Chineme Okafor in Abuja
The Oil Producers Trade Section (OPTS) of the Lagos Chamber of Commerce and Industry (LCCI) has said that Nigeria can generate 40,000 megawatts of electricity daily for 68 years from her proven but undeveloped gas reserves, estimated at 181 trillion cubic feet (TCF), if properly harnessed.
The OPTS said apart from this huge electricity generating potential, Nigeria could also derive other huge economic benefits from her gas resources.
Managing Director (MD) of Chevron Nigeria Limited, who also is the OPTS Chairman, Mr. Clay Neff stated this at a recent conference in Lagos.
Neff, represented by the MD of Shell Petroleum Development Company of Nigeria (SPDC), Mr. Osagie Okunbor, stated that while only about 25 per cent of these reserves are currently being produced or under development, the remaining 135 trillion cubic feet of proven gas is not associated with any planned development. He called for a change in this.
According to him, Nigeria has taken steps to accelerate gas production from her oil fields from 415 billion cubic feet (bcf) in 2000 to 1,780bcf in 2015.
He said the country had also reduced flared volumes by 60 per cent over the period through investments in flares-out projects, adding however that there was still need for improvement.
The OPTS chair said domestic gas supply to sectors, including the power sector had not really grown due to several challenging issues.
He listed some of the issues to include repayment of outstanding gas invoice arrears; development of adequate infrastructure base; and ensuring sufficient funding for gas development.
Others include provision of enabling commercial and fiscal terms, and ensuring conducive business environment, which includes providing a secure operational environment.
Neff said these issues needed a closer appraisal and solution.
Neff said: “With 181 trillion cubic feet of proven gas reserves, and multiples of this figure in undiscovered gas resources, OPTS believes that Nigeria has the potential to be a gas super-power.
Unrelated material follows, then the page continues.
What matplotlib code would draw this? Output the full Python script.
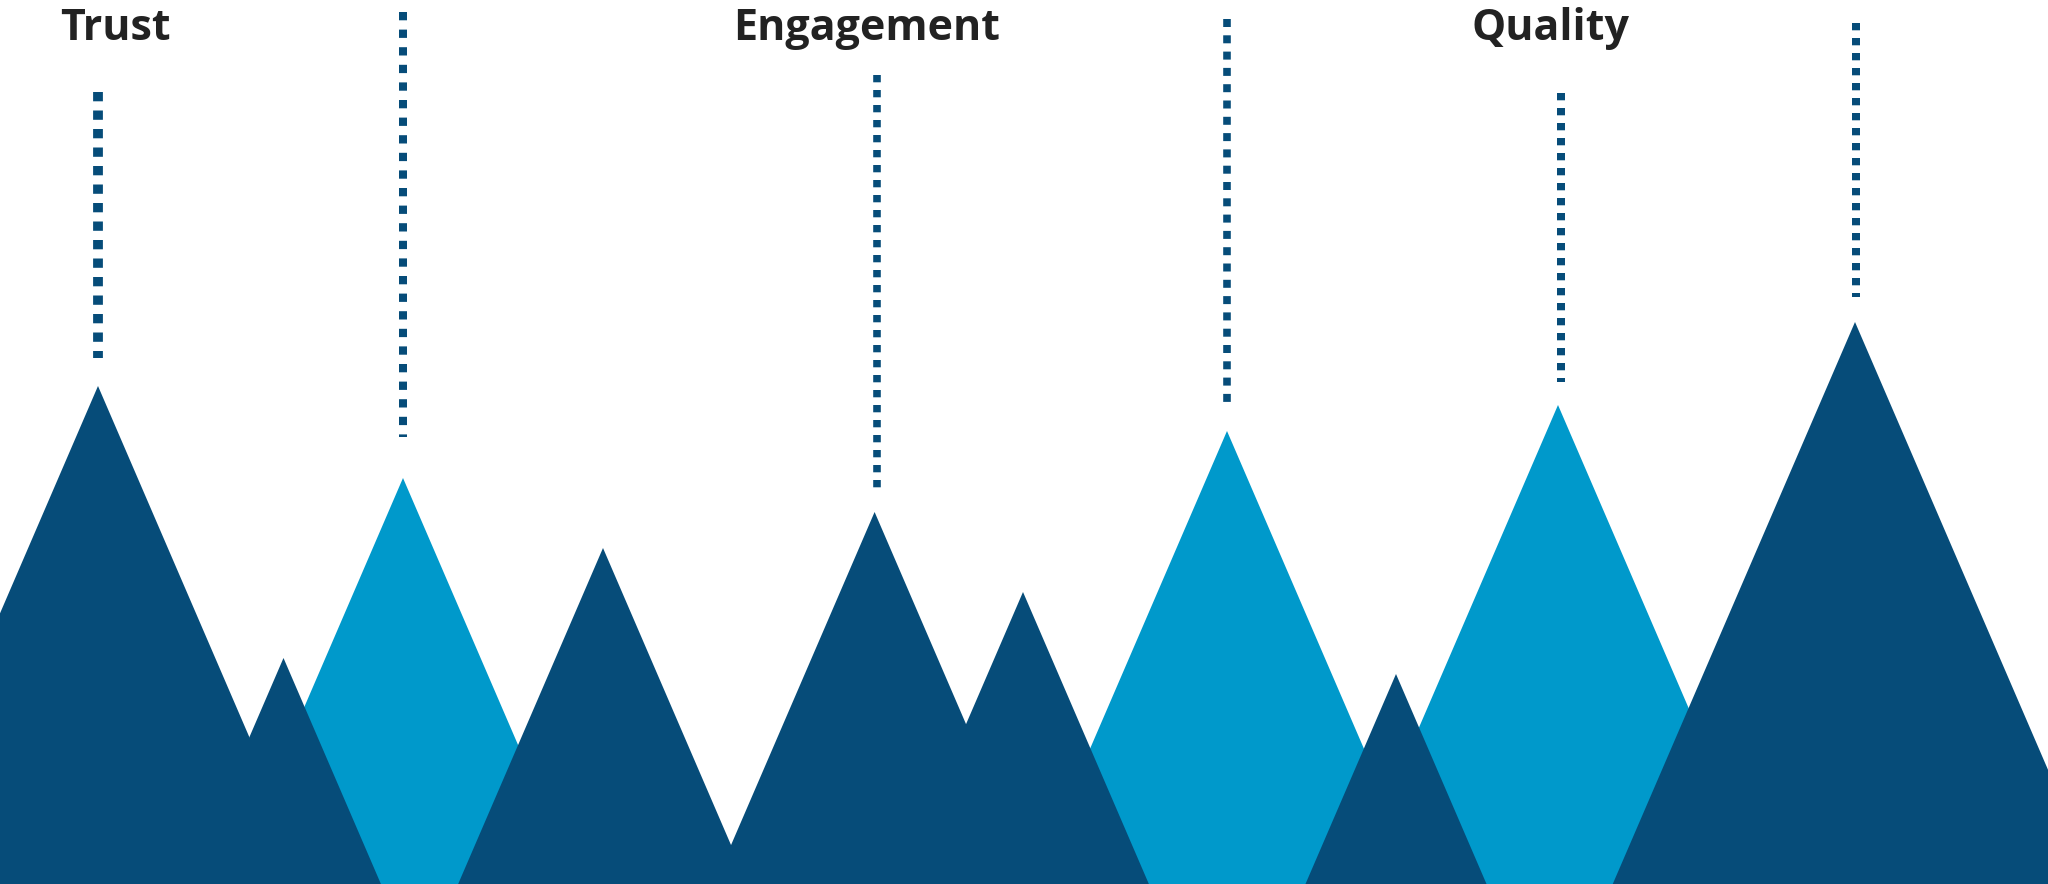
import matplotlib.pyplot as plt

# peaks (x position, height) of each mountain, in chart units (0..2048 x 0..884)
peak_x = [98, 403, 283.5, 603, 874.6, 1023, 1227, 1396, 1558, 1855]
peak_h = [498, 406, 226, 336, 372, 292, 453, 210, 479, 562]
shade = ['dark', 'light', 'dark', 'dark', 'dark', 'dark', 'light', 'dark', 'light', 'dark']
steep = 2.32  # height / half base

# dotted guide lines above some peaks
line_x = [98, 403, 877, 1227, 1561, 1856]
line_bottom = [526, 447, 394, 480, 502, 587]
line_top = [792, 872, 809, 865, 791, 861]
line_w = [9.8, 8.0, 7.6, 7.6, 8.0, 8.0]       # px
line_on = [9.3, 8.3, 7.3, 8.0, 7.3, 7.3]      # px
line_off = [9.2, 9.3, 7.7, 8.3, 7.7, 7.7]     # px

labels = ['Trust', 'Engagement', 'Quality']
label_x = [115.5, 867, 1551]
label_y = 843.5

colors = {'dark': '#064C79', 'light': '#0099CB'}

fig = plt.figure(figsize=(20.48, 8.84), dpi=100)
ax = fig.add_axes([0, 0, 1, 1])
ax.set_xlim(0, 2048)
ax.set_ylim(0, 884)
ax.axis('off')

# light ones go behind the dark ones
for kind in ['light', 'dark']:
    for i in range(len(peak_x)):
        if shade[i] != kind:
            continue
        hw = peak_h[i] / steep
        ax.fill([peak_x[i] - hw, peak_x[i], peak_x[i] + hw], [0, peak_h[i], 0],
                color=colors[kind], lw=0, zorder=2)

px = 0.72  # points per pixel at dpi 100
for i in range(len(line_x)):
    lw = line_w[i]
    ax.plot([line_x[i], line_x[i]], [line_top[i], line_bottom[i]],
            color=colors['dark'], lw=lw * px, solid_capstyle='butt',
            dash_capstyle='butt',
            linestyle=(0, (line_on[i] / lw, line_off[i] / lw)), zorder=3)

for i in range(len(labels)):
    ax.text(label_x[i], label_y, labels[i], ha='center', va='baseline',
            fontsize=31, fontweight='bold', family=['Open Sans', 'DejaVu Sans'],
            color='#222222')

plt.savefig('out.png', dpi=100)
These reserves place Nigeria as the largest in Africa and the ninth largest in the world. However, only about 25 per cent of those reserves is being produced or under development today. The remaining 135 trillion cubic feet of proven gas is not associated with any planned development. And, there is virtually no active exploration in search of new gas reserves. The total power potential of these discovered, but undeveloped reserves represent 68 years of 40,000MW compared to today’s power generation of approximately 4,000MW.”
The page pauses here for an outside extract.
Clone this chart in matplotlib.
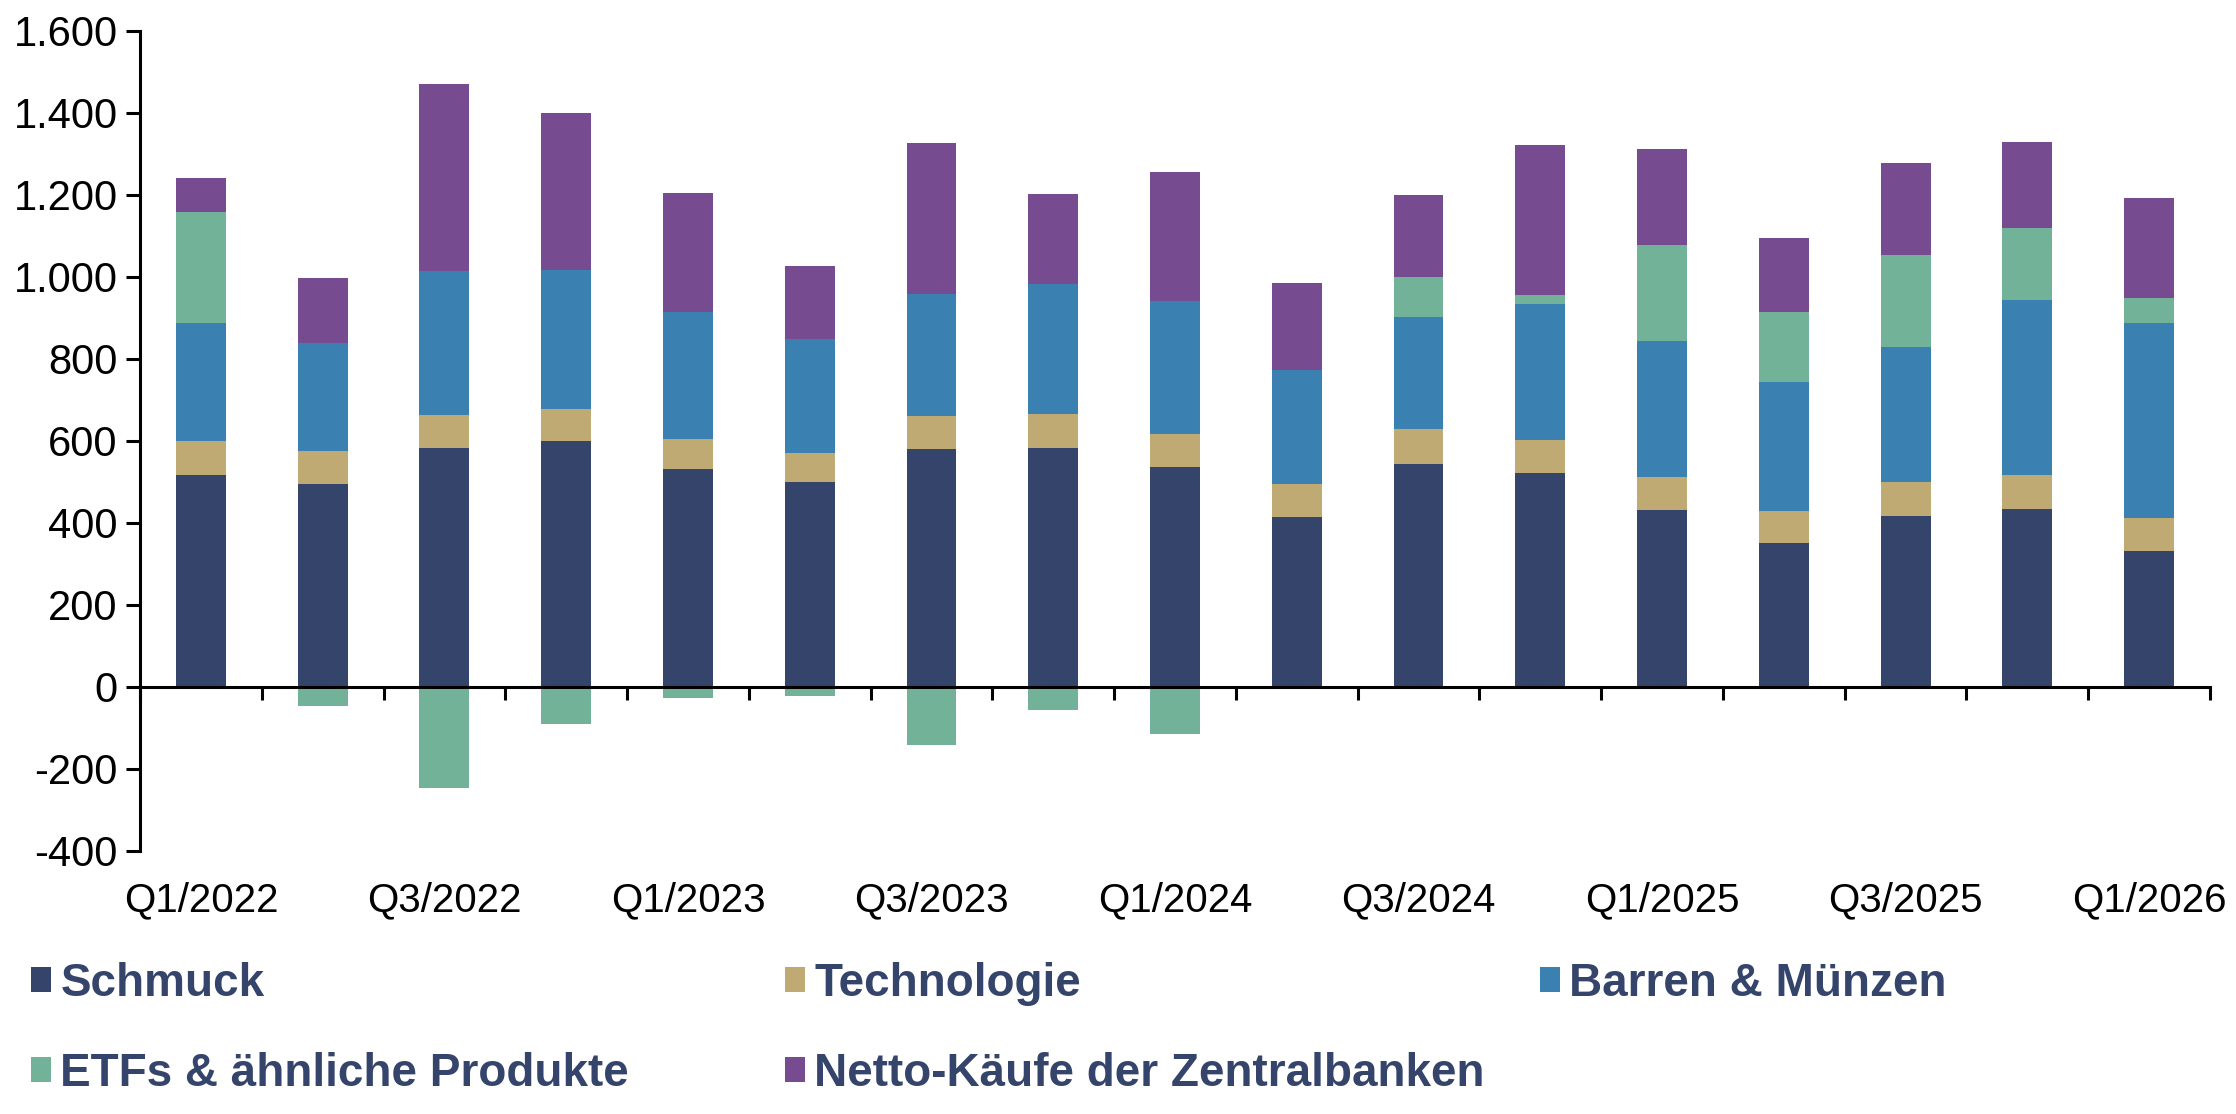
import matplotlib
matplotlib.use("Agg")
import matplotlib.pyplot as plt
from matplotlib.patches import Patch
from matplotlib.transforms import blended_transform_factory
import numpy as np

plt.rcParams['font.family'] = ['Liberation Sans', 'DejaVu Sans']

quarters = ["Q1/2022", "Q2/2022", "Q3/2022", "Q4/2022",
            "Q1/2023", "Q2/2023", "Q3/2023", "Q4/2023",
            "Q1/2024", "Q2/2024", "Q3/2024", "Q4/2024",
            "Q1/2025", "Q2/2025", "Q3/2025", "Q4/2025",
            "Q1/2026"]

schmuck     = [517, 496, 583, 601, 532, 499, 581, 583, 536, 415, 543, 521, 431, 352, 417, 434, 331]
technologie = [82, 80, 81, 76, 73, 72, 79, 84, 80, 79, 86, 81, 82, 78, 83, 83, 82]
barren      = [288, 263, 350, 341, 310, 278, 299, 316, 325, 279, 273, 331, 332, 314, 329, 428, 475]
etfs        = [272, -47, -246, -91, -28, -22, -141, -57, -115, 0, 97, 22, 232, 171, 224, 175, 62]
zentralbank = [82, 158, 457, 381, 290, 178, 367, 219, 314, 213, 201, 366, 235, 179, 226, 209, 243]

series_names = ["Schmuck", "Technologie", "Barren & Münzen",
                "ETFs & ähnliche Produkte", "Netto-Käufe der Zentralbanken"]
series_vals = [schmuck, technologie, barren, etfs, zentralbank]
colors = ["#34446A", "#BFAA74", "#3A80B1", "#72B299", "#774B8F"]

y_ticks = [-400, -200, 0, 200, 400, 600, 800, 1000, 1200, 1400, 1600]

fig = plt.figure(figsize=(22.36, 11.14), dpi=100)
ax = fig.add_axes([140/2236, 1 - 851/1114, (2210-140)/2236, (851-31)/1114])

x = np.arange(len(quarters))
pos_bottom = np.zeros(len(quarters))
neg_bottom = np.zeros(len(quarters))
for name, vals, c in zip(series_names, series_vals, colors):
    v = np.array(vals, dtype=float)
    bottom = np.where(v >= 0, pos_bottom, neg_bottom)
    ax.bar(x, v, width=0.41, bottom=bottom, color=c, edgecolor='none', zorder=2)
    pos_bottom = pos_bottom + np.where(v > 0, v, 0)
    neg_bottom = neg_bottom + np.where(v < 0, v, 0)

ax.set_xlim(-0.5, len(quarters) - 0.5)
ax.set_ylim(-400, 1600)
ax.set_yticks(y_ticks)
ax.set_yticklabels([f"{t:,}".replace(",", ".") for t in y_ticks], fontsize=30)

ax.spines['top'].set_visible(False)
ax.spines['right'].set_visible(False)
ax.spines['bottom'].set_position(('data', 0))
ax.spines['bottom'].set_zorder(3)
for s in ['left', 'bottom']:
    ax.spines[s].set_linewidth(2.2)
ax.set_xticks(np.arange(-0.5, len(quarters), 1.0))
ax.set_xticklabels([])
ax.tick_params(axis='x', direction='out', length=9, width=2.2)
ax.tick_params(axis='y', direction='out', length=10, width=2.2, pad=6)

trans = blended_transform_factory(ax.transData, ax.transAxes)
for i in range(0, len(quarters), 2):
    ax.text(i, -0.06, quarters[i], transform=trans, ha='center', va='center',
            fontsize=29)

handles = [Patch(facecolor=c, edgecolor='none') for c in colors]
prop = {'weight': 'bold', 'size': 33}
common = dict(loc='upper left', frameon=False, prop=prop, labelcolor='#34446A',
              handlelength=0.44, handleheight=0.44, handletextpad=0.2,
              borderpad=0, borderaxespad=0, labelspacing=1.0)
top = 1 - 962/1114
fig.legend([handles[0], handles[3]], [series_names[0], series_names[3]],
           bbox_to_anchor=(31/2236, top), **common)
fig.legend([handles[1], handles[4]], [series_names[1], series_names[4]],
           bbox_to_anchor=(785/2236, top), **common)
fig.legend([handles[2]], [series_names[2]],
           bbox_to_anchor=(1540/2236, top), **common)

fig.savefig("out.png", dpi=100)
He added: “Nigeria generates the equivalent power of just one 40-watt light bulb per person – one of the lowest power generation levels per person in the world. “This compares to countries such as South Africa at 20 light bulbs per person, United Kingdom at 33 and the United States at 80.”
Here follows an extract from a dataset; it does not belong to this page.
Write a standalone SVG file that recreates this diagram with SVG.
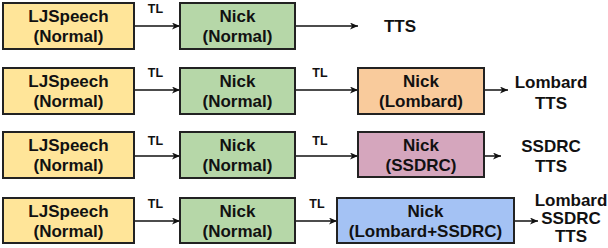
<svg xmlns="http://www.w3.org/2000/svg" width="608" height="248" viewBox="0 0 608 248">
<style>
.box{stroke:#222;stroke-width:2}
.lj{fill:#FFE599}
.nn{fill:#B6D7A8}
.lo{fill:#F9CB9C}
.ss{fill:#D5A6BD}
.ls{fill:#A4C2F4}
text{font-family:"Liberation Sans",Arial,sans-serif;font-weight:bold;fill:#111}
.t{font-size:17px;text-anchor:middle}
.tl{font-size:12.5px;text-anchor:middle}
.c{stroke:#111;stroke-width:1.5;fill:none;marker-end:url(#ah)}
</style>
<defs>
<marker id="ah" markerUnits="userSpaceOnUse" markerWidth="10" markerHeight="8" refX="8" refY="3.5" orient="auto">
<path d="M0,0 L8,3.5 L0,7 L2.2,3.5 z" fill="#111"/>
</marker>
</defs>
<g id="connectors">
<line class="c" x1="134" y1="26" x2="180" y2="26"/>
<line class="c" x1="295" y1="26" x2="358" y2="26"/>
<line class="c" x1="134" y1="90" x2="180" y2="90"/>
<line class="c" x1="295" y1="90" x2="358" y2="90"/>
<line class="c" x1="484" y1="90" x2="508" y2="90"/>
<line class="c" x1="134" y1="156" x2="180" y2="156"/>
<line class="c" x1="295" y1="156" x2="358" y2="156"/>
<line class="c" x1="484" y1="156" x2="501" y2="156"/>
<line class="c" x1="134" y1="221" x2="180" y2="221"/>
<line class="c" x1="295" y1="221" x2="337" y2="221"/>
<line class="c" x1="514" y1="221" x2="538" y2="221"/>
<text class="tl" x="155.5" y="13">TL</text>
<text class="tl" x="155.5" y="77">TL</text>
<text class="tl" x="320" y="77">TL</text>
<text class="tl" x="155.5" y="145">TL</text>
<text class="tl" x="320" y="145">TL</text>
<text class="tl" x="155.5" y="208">TL</text>
<text class="tl" x="317" y="208">TL</text>
</g>
<g id="lj1"><rect class="box lj" x="3" y="3" width="131" height="46"/><text class="t" x="68.5" y="22">LJSpeech</text><text class="t" x="68.5" y="42">(Normal)</text></g>
<g id="nick1"><rect class="box nn" x="180" y="3" width="115" height="46"/><text class="t" x="237.5" y="22">Nick</text><text class="t" x="237.5" y="42">(Normal)</text></g>
<g id="out1"><text class="t" x="400" y="32">TTS</text></g>

<g id="lj2"><rect class="box lj" x="3" y="68" width="131" height="46"/><text class="t" x="68.5" y="87">LJSpeech</text><text class="t" x="68.5" y="107">(Normal)</text></g>
<g id="nick2"><rect class="box nn" x="180" y="68" width="115" height="46"/><text class="t" x="237.5" y="87">Nick</text><text class="t" x="237.5" y="107">(Normal)</text></g>
<g id="nickLombard"><rect class="box lo" x="358" y="68" width="126" height="46"/><text class="t" x="421" y="87">Nick</text><text class="t" x="421" y="107">(Lombard)</text></g>
<g id="out2"><text class="t" x="551" y="88">Lombard</text><text class="t" x="551" y="109">TTS</text></g>

<g id="lj3"><rect class="box lj" x="3" y="132" width="131" height="46"/><text class="t" x="68.5" y="151">LJSpeech</text><text class="t" x="68.5" y="171">(Normal)</text></g>
<g id="nick3"><rect class="box nn" x="180" y="132" width="115" height="46"/><text class="t" x="237.5" y="151">Nick</text><text class="t" x="237.5" y="171">(Normal)</text></g>
<g id="nickSSDRC"><rect class="box ss" x="358" y="132" width="126" height="45"/><text class="t" x="421" y="151">Nick</text><text class="t" x="421" y="171">(SSDRC)</text></g>
<g id="out3"><text class="t" x="551" y="152">SSDRC</text><text class="t" x="551" y="172">TTS</text></g>

<g id="lj4"><rect class="box lj" x="3" y="198" width="131" height="45"/><text class="t" x="68.5" y="217">LJSpeech</text><text class="t" x="68.5" y="237">(Normal)</text></g>
<g id="nick4"><rect class="box nn" x="180" y="198" width="115" height="45"/><text class="t" x="237.5" y="217">Nick</text><text class="t" x="237.5" y="237">(Normal)</text></g>
<g id="nickLS"><rect class="box ls" x="337" y="198" width="177" height="45"/><text class="t" x="425.5" y="217">Nick</text><text class="t" x="425.5" y="237">(Lombard+SSDRC)</text></g>
<g id="out4"><text class="t" x="571" y="206">Lombard</text><text class="t" x="571" y="224">SSDRC</text><text class="t" x="571" y="242">TTS</text></g>
</svg>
“Government has an ambitious aspiration to increase power generation from the current 4,000MW to 40,000MW. Gas development is the key to realising this aspiration and requires an approximate 7-fold increase in domestic gas supply for power generation alone – even more, if we consider industrial needs. This represents a huge development opportunity for Nigeria’s gas industry.
“Government policy should be directed at striking the right balance between seeing gas as a catalyst to drive economic development and as a commodity for revenue generation. This balance is necessary to encourage the required investments for gas development.”